• Data lines
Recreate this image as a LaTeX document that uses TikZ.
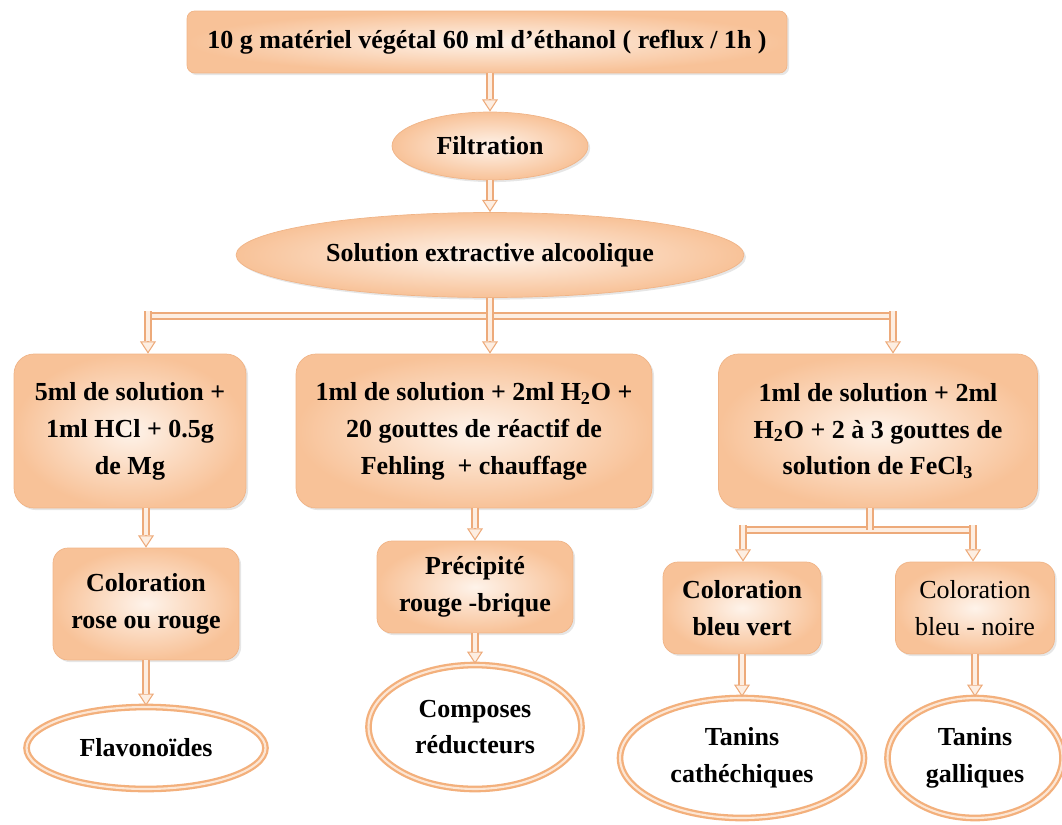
\documentclass[tikz,border=0pt]{standalone}
\usepackage{fontspec}
\setmainfont{Liberation Serif}
\usetikzlibrary{arrows.meta, shapes.geometric, shadows}

\definecolor{boxorange}{HTML}{F8C298}
\definecolor{boxlight}{HTML}{FEF3EA}
\definecolor{boxedge}{HTML}{F0B487}
\definecolor{pipeedge}{HTML}{EDAA7A}
\definecolor{pipefill}{HTML}{FDEEE2}
\definecolor{ringorange}{HTML}{F3B07C}
\definecolor{ringlight}{HTML}{FCE6D4}

\tikzset{
	pipe/.style={draw=pipeedge, line width=0.6pt, double=pipefill, double distance=2.8pt},
	pipetip/.style={draw=pipeedge, line width=0.6pt, -{Triangle[length=7pt, width=9pt, fill=pipefill]}}
}
\newcommand{\pipearrow}[2]{%
	\draw[pipetip] (#1) -- (#2);
	\draw[pipe, shorten >=7pt] (#1) -- (#2);
}

\begin{document}
\begin{tikzpicture}[
			x=0.02cm, y=-0.02cm,
			box/.style={rectangle, rounded corners=3mm, align=center, inner color=boxlight, outer color=boxorange, draw=boxedge, line width=0.4pt, drop shadow={shadow xshift=1.2pt, shadow yshift=-1.2pt, opacity=0.2}, font=\bfseries\fontsize{14.8}{21}\selectfont},
			oval/.style={ellipse, inner sep=0pt, align=center, inner color=boxlight, outer color=boxorange, draw=boxedge, line width=0.4pt, drop shadow={shadow xshift=1.2pt, shadow yshift=-1.2pt, opacity=0.2}, font=\bfseries\fontsize{14.8}{21}\selectfont},
			ring/.style={ellipse, inner sep=0pt, align=center, fill=white, draw=ringorange, line width=1.3pt, double=ringlight, double distance=1.2pt, font=\bfseries\fontsize{14.8}{21}\selectfont}
			]
			\useasboundingbox (0,0) rectangle (1062,825);
			
			% --- Extraction ---
			\node[box, rounded corners=1.5mm, minimum width=12cm, minimum height=1.24cm] (extr) at (487,42) {10 g matériel végétal 60 ml d’éthanol ( reflux / 1h )};
			\node[oval, minimum width=3.92cm, minimum height=1.36cm] (filt) at (490,146) {Filtration};
			\node[oval, minimum width=10.16cm, minimum height=1.7cm] (sol) at (490,255) {Solution extractive alcoolique};
			
			% --- Tests ---
			\node[box, rounded corners=4mm, minimum width=4.64cm, minimum height=3.08cm] (mg) at (130,431) {5ml de solution +\\1ml HCl + 0.5g\\de Mg};
			\node[box, rounded corners=4mm, minimum width=7.12cm, minimum height=3.08cm] (fehl) at (474,431) {1ml de solution + 2ml H\textsubscript{2}O +\\20 gouttes de réactif de\\Fehling~ + chauffage};
			\node[box, rounded corners=4mm, minimum width=6.38cm, minimum height=3.08cm] (fecl) at (878,431) {1ml de solution + 2ml\\H\textsubscript{2}O + 2 à 3 gouttes de\\solution de FeCl\textsubscript{3}};
			
			% --- Observations ---
			\node[box, minimum width=3.72cm, minimum height=2.24cm] (rose) at (146,604) {Coloration\\rose ou rouge};
			\node[box, minimum width=3.92cm, minimum height=1.84cm] (prec) at (475,587) {Précipité\\rouge -brique};
			\node[box, minimum width=3.16cm, minimum height=1.84cm] (vert) at (742,608) {Coloration\\bleu vert};
			\node[box, font=\fontsize{14.8}{21}\selectfont, minimum width=3.18cm, minimum height=1.84cm] (noir) at (975,608) {Coloration\\bleu - noire};
			
			% --- Families ---
			\node[ring, minimum width=4.78cm, minimum height=1.64cm] (flav) at (146,748) {Flavonoïdes};
			\node[ring, minimum width=4.26cm, minimum height=2.48cm] (red) at (475,727) {Composes\\réducteurs};
			\node[ring, minimum width=4.88cm, minimum height=2.4cm] (cat) at (742,758) {Tanins\\cathéchiques};
			\node[ring, minimum width=3.5cm, minimum height=2.4cm] (gal) at (975,758) {Tanins\\galliques};
			
			% --- Arrows ---
			\pipearrow{extr.south -| filt.north}{filt.north}
			\pipearrow{filt.south}{sol.north}
			
			\coordinate (dropL) at (148,311);
			\coordinate (dropR) at (893,311);
			\draw[pipe] (148,316) -- (893,316);
			\pipearrow{dropL}{dropL |- mg.north}
			\pipearrow{sol.south}{sol.south |- fehl.north}
			\pipearrow{dropR}{dropR |- fecl.north}
			
			\pipearrow{mg.south -| rose.north}{rose.north}
			\pipearrow{rose.south}{flav.north}
			\pipearrow{fehl.south -| prec.north}{prec.north}
			\pipearrow{prec.south}{red.north}
			
			% --- FeCl3 split ---
			\coordinate (fork) at (870,530);
			\coordinate (splitL) at (743,525);
			\coordinate (splitR) at (973,525);
			\draw[pipe] (splitL |- fork) -- (splitR |- fork);
			\draw[pipe] (fecl.south -| fork) -- (fork);
			\pipearrow{splitL}{splitL |- vert.north}
			\pipearrow{splitR}{splitR |- noir.north}
			\pipearrow{vert.south}{cat.north}
			\pipearrow{noir.south}{gal.north}
			
\end{tikzpicture}
\end{document}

• Exercise
Transcribe exactly, with no pictures, the lines running from the first line of the material through the line holding "minimum width=10.16cm, minimum".

• Output of the task
Recreate this image as a LaTeX document that uses TikZ.
\documentclass[tikz,border=0pt]{standalone}
\usepackage{fontspec}
\setmainfont{Liberation Serif}
\usetikzlibrary{arrows.meta, shapes.geometric, shadows}

\definecolor{boxorange}{HTML}{F8C298}
\definecolor{boxlight}{HTML}{FEF3EA}
\definecolor{boxedge}{HTML}{F0B487}
\definecolor{pipeedge}{HTML}{EDAA7A}
\definecolor{pipefill}{HTML}{FDEEE2}
\definecolor{ringorange}{HTML}{F3B07C}
\definecolor{ringlight}{HTML}{FCE6D4}

\tikzset{
	pipe/.style={draw=pipeedge, line width=0.6pt, double=pipefill, double distance=2.8pt},
	pipetip/.style={draw=pipeedge, line width=0.6pt, -{Triangle[length=7pt, width=9pt, fill=pipefill]}}
}
\newcommand{\pipearrow}[2]{%
	\draw[pipetip] (#1) -- (#2);
	\draw[pipe, shorten >=7pt] (#1) -- (#2);
}

\begin{document}
\begin{tikzpicture}[
			x=0.02cm, y=-0.02cm,
			box/.style={rectangle, rounded corners=3mm, align=center, inner color=boxlight, outer color=boxorange, draw=boxedge, line width=0.4pt, drop shadow={shadow xshift=1.2pt, shadow yshift=-1.2pt, opacity=0.2}, font=\bfseries\fontsize{14.8}{21}\selectfont},
			oval/.style={ellipse, inner sep=0pt, align=center, inner color=boxlight, outer color=boxorange, draw=boxedge, line width=0.4pt, drop shadow={shadow xshift=1.2pt, shadow yshift=-1.2pt, opacity=0.2}, font=\bfseries\fontsize{14.8}{21}\selectfont},
			ring/.style={ellipse, inner sep=0pt, align=center, fill=white, draw=ringorange, line width=1.3pt, double=ringlight, double distance=1.2pt, font=\bfseries\fontsize{14.8}{21}\selectfont}
			]
			\useasboundingbox (0,0) rectangle (1062,825);
			
			% --- Extraction ---
			\node[box, rounded corners=1.5mm, minimum width=12cm, minimum height=1.24cm] (extr) at (487,42) {10 g matériel végétal 60 ml d’éthanol ( reflux / 1h )};
			\node[oval, minimum width=3.92cm, minimum height=1.36cm] (filt) at (490,146) {Filtration};
			\node[oval, minimum width=10.16cm, minimum height=1.7cm] (sol) at (490,255) {Solution extractive alcoolique};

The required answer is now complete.